For most consumers, the allure of shopping at a warehouse club store—such as Costco or B.J.’s—is easy to articulate.

There’s a certain logic to the stores’ low prices and bulk packaging: you can get more for your money, and make fewer trips to your regular grocery store. And the membership fee of $50 or $100 pays for itself in the money you save versus shopping at a traditional supermarket. The club store industry has been riding that calculation to great success. Between 1992 and 2013, club stores and supercenters were the fastest growing retail category in the U.S., with sales rising from $40 billion to $420 billion, and the number of club stores exploding to more than 1,600.

There’s just one problem. The whole value proposition basically falls apart in practice. As Kusum Ailawadi, the Charles Jordan 1911 TU’12 Professor of Marketing, finds in a new research paper, people who shop at club stores are spending more on food and making more shopping trips than they would if they didn’t shop there, and they’re eating more too. “We are not saving time, we are not saving money,” Ailawadi says, “and we’re increasing our consumption of non-perishable and impulse foods.”

Ailawadi details these findings in “The Club Store Effect: Impact of Shopping in Warehouse Club Stores on Consumers’ Packaged Food Purchases,” which was co-written with Yu Ma of McGill University and Dhruv Grewal of Babson College. The paper is forthcoming in the Journal of Marketing Research.

As with many of Ailawadi’s previous studies on consumer food shopping behavior, this research relies in part on homescan panel data from several thousand households who have agreed to scan the barcodes of every grocery item they bring into their house. The authors then combine that data with three other sources: an annual health and wellness survey given to the homescan households, the nutrition information for most of the purchases they made, and new club store openings during the research period of 2006 through 2009. The unique combination of these data, along with multiple types of econometric analysis, allows the researchers to answer the central counterfactual question of the study: “what would those people who are now shopping at the club store have done if they had not shopped at the club store?” Ailawadi says. “We’re trying to get as close as possible to that causal effect.”

We are not saving time, we are not saving money, and we’re increasing our consumption of non-perishable and impulse foods.

The club store effect is substantial. Club store shoppers are, per capita, taking home about 3,500 more calories per month—a 7 to 10 percent increase—than if they didn’t shop at that format. Ailawadi can’t prove that households are actually eating all of this food, since she can only observe purchases, but her prior research has shown that when people bring more food into their house, they also consume more food. The research team also finds that much of the club store effect comes from storable foods and not perishable ones—which is less likely to spoil fast and be thrown away. Those extra calories can make a big difference in consumers’ health—just adding 100 calories per day to one’s diet can result in 10 pounds of weight gain over the course of a year.

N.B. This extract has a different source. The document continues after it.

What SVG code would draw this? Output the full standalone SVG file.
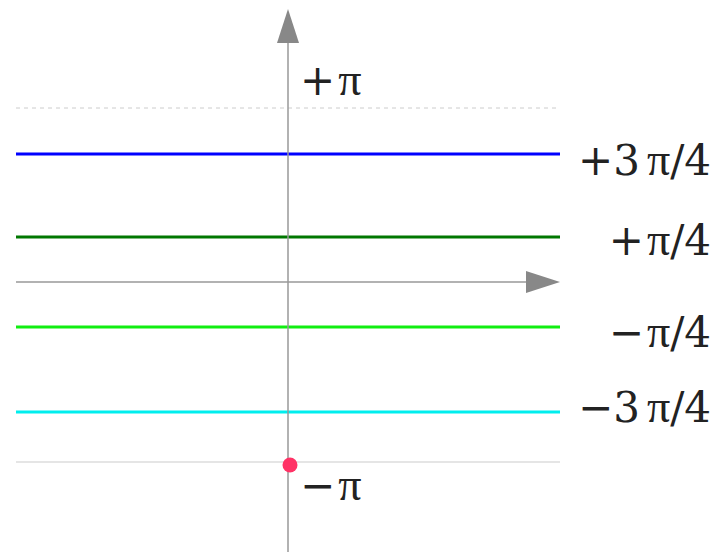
<svg xmlns="http://www.w3.org/2000/svg" width="713" height="552" viewBox="0 0 713 552">
<style>
.lbl{font-family:"DejaVu Serif",serif;fill:#222;font-size:42px}
.pi{font-family:"Liberation Serif",serif;font-size:46px}
.lvl{stroke-width:3;fill:none}
.ax{stroke:#999;stroke-width:1.5;fill:none}
</style>
<defs>
<marker id="ah" viewBox="0 0 34 22" refX="0" refY="11" markerWidth="34" markerHeight="22" markerUnits="userSpaceOnUse" orient="auto">
<path d="M0,0 L34,11 L0,22 Z" fill="#888"/>
</marker>
</defs>
<g id="grid">
<line x1="16" y1="108" x2="560" y2="108" stroke="#ccc" stroke-width="1" stroke-dasharray="4,4"/>
<line x1="16" y1="462" x2="560" y2="462" stroke="#ccc" stroke-width="1.2"/>
</g>
<g id="levels">
<line id="l3p4" class="lvl" x1="16" y1="154" x2="560" y2="154" stroke="#0000ff"/>
<line id="lp4" class="lvl" x1="16" y1="237" x2="560" y2="237" stroke="#007700"/>
<line id="lm4" class="lvl" x1="16" y1="327" x2="560" y2="327" stroke="#11ee11"/>
<line id="lm3p4" class="lvl" x1="16" y1="412" x2="560" y2="412" stroke="#00eeee"/>
</g>
<g id="axes">
<line class="ax" x1="288" y1="552" x2="288" y2="43" marker-end="url(#ah)"/>
<line class="ax" x1="16" y1="282" x2="526" y2="282" marker-end="url(#ah)"/>
</g>
<g id="point">
<circle cx="290" cy="465" r="7.5" fill="#ff3366"/>
</g>
<g id="labels">
<text class="lbl" x="300" y="95">+<tspan class="pi" dx="3">π</tspan></text>
<text class="lbl" x="711" y="175" text-anchor="end">+3<tspan class="pi" dx="7">π</tspan>/4</text>
<text class="lbl" x="711" y="255" text-anchor="end">+<tspan class="pi" dx="3">π</tspan>/4</text>
<text class="lbl" x="711" y="347" text-anchor="end">−<tspan class="pi" dx="3">π</tspan>/4</text>
<text class="lbl" x="711" y="422" text-anchor="end">−3<tspan class="pi" dx="7">π</tspan>/4</text>
<text class="lbl" x="300" y="500">−<tspan class="pi" dx="3">π</tspan></text>
</g>
</svg>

For those who think these results don’t apply to them, Ailawadi has some bad news: “We didn’t see any significant difference based on education, health consciousness, or even income,” she says. The club store effect was slightly reduced for people who spend more than average on health and personal care products—presumably they care more about how they feel and look. And the effect was more pronounced for large families.

With this research in hand, Ailawadi hopes consumers will think more deeply about their grocery shopping. For example, she doesn’t want people to fall prey to the common belief that we can stockpile food at home for convenience but not increase consumption. This is just as important to remember for supposedly healthy packaged foods. People tend to have a health-halo bias, thinking they can eat large quantities of something that is perceived as being healthy. But they end up offsetting any health benefits of the food by eating larger quantities of it.

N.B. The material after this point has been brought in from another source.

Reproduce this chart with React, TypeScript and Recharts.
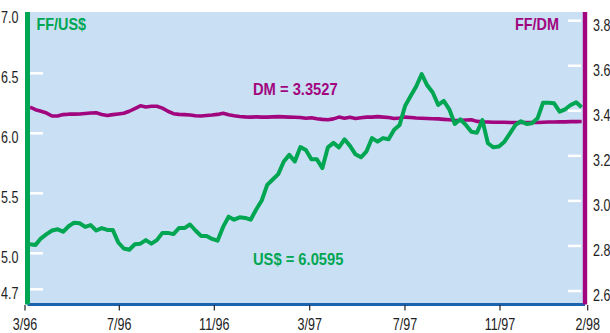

Ailawadi isn’t against club stores. She just wants them to be more mindful of the impact they can have on consumer health. “There are clearly some win-wins for the warehouse club format,” she says. Because these stores sell in bulk, reducing calories in their products by small amounts can have a large aggregate benefit. And club stores don’t need to always charge more for healthy foods; the price premium can be on junk food. “A nudge like that can go a long way, as my own research as well as that of my colleagues has shown.”